One of the most popular tools is the 50/30/20 rule. It recommends allocating 50% of your net income on basic needs, leaving 30% to spend on non-essentials and 20% for savings. This budget may not work for everyone, but it’s a great guideline for anyone who is new to the budgeting process.


We always hear how important it is to save money, but if we don’t have specific financial goals identified and a budget in place, it’s difficult to spend less than you earn. Ideally, your financial goals should include:

  • Saving for an emergency fund – Set aside some money in an emergency fund to give you peace of mind and prepare you for those unexpected expenses that may occur. Most financial experts recommend having at least three months’ worth of basic living expenses in an emergency fund.
  • Planning for retirement – It is never too early to start saving for retirement. A good rule of thumb is to set aside at least 10% of your take-home pay each month in a 401(k), IRA, or both.
  • Saving for a big purchase – Taking an expensive vacation, buying a car, or paying for a wedding? The sooner you start saving, the less you will need to put aside each month.
  • Paying off debt – Most of us have some kind of debt – student loans, credit cards, or car loans. Make sure you know the interest rates you are paying on your loans. Paying off higher interest loans on time or ahead of schedule can save you interest.

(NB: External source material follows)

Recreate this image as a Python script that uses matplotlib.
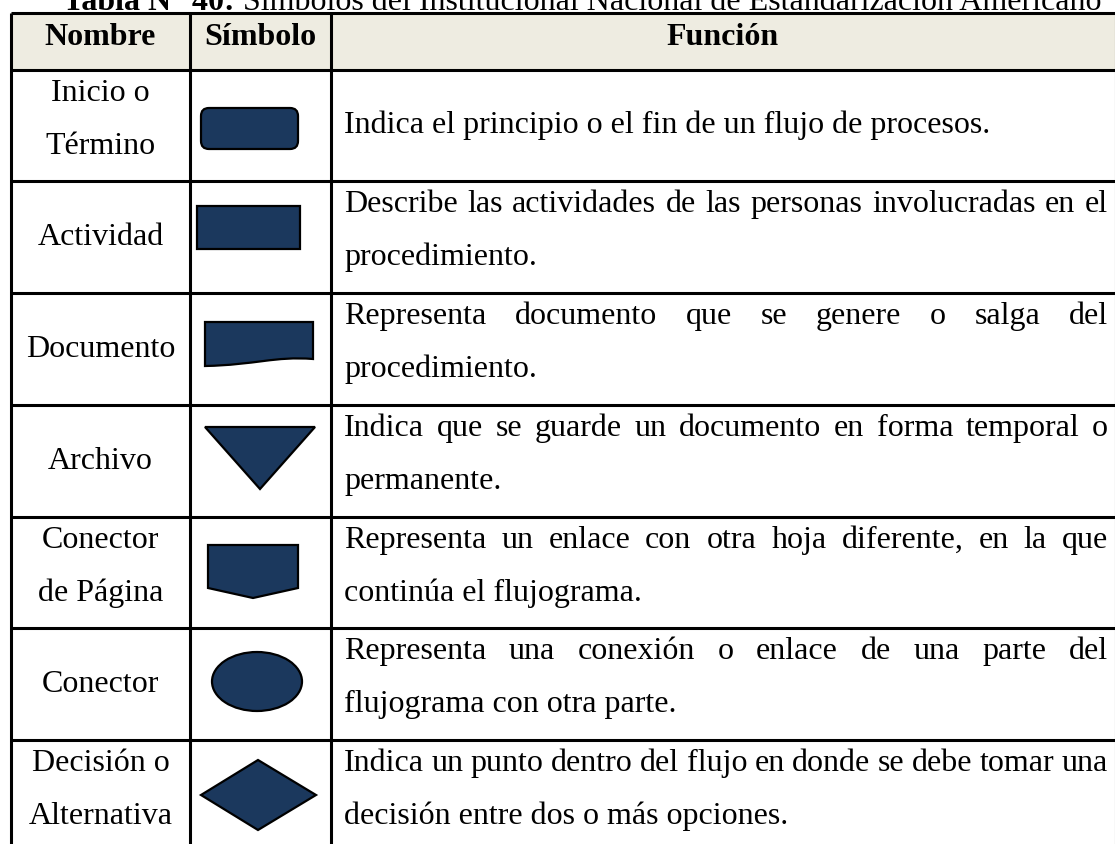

Even if you are frugal and have been diligently saving money, at some point you will probably need to borrow money to cover a large expense like a home or car. Borrowing money isn’t a bad thing as long as you know how to shop for a loan, pay it back responsibly, and protect your credit score.


As you begin putting these money management components in place, it’s important that you know how to protect the money you’ve made and saved. Review your bank account and credit card statements regularly for suspicious activity. Keep your confidential documents and passwords secure to prevent scams and identity theft. Determine the appropriate type of insurance to protect yourself in the event of an emergency.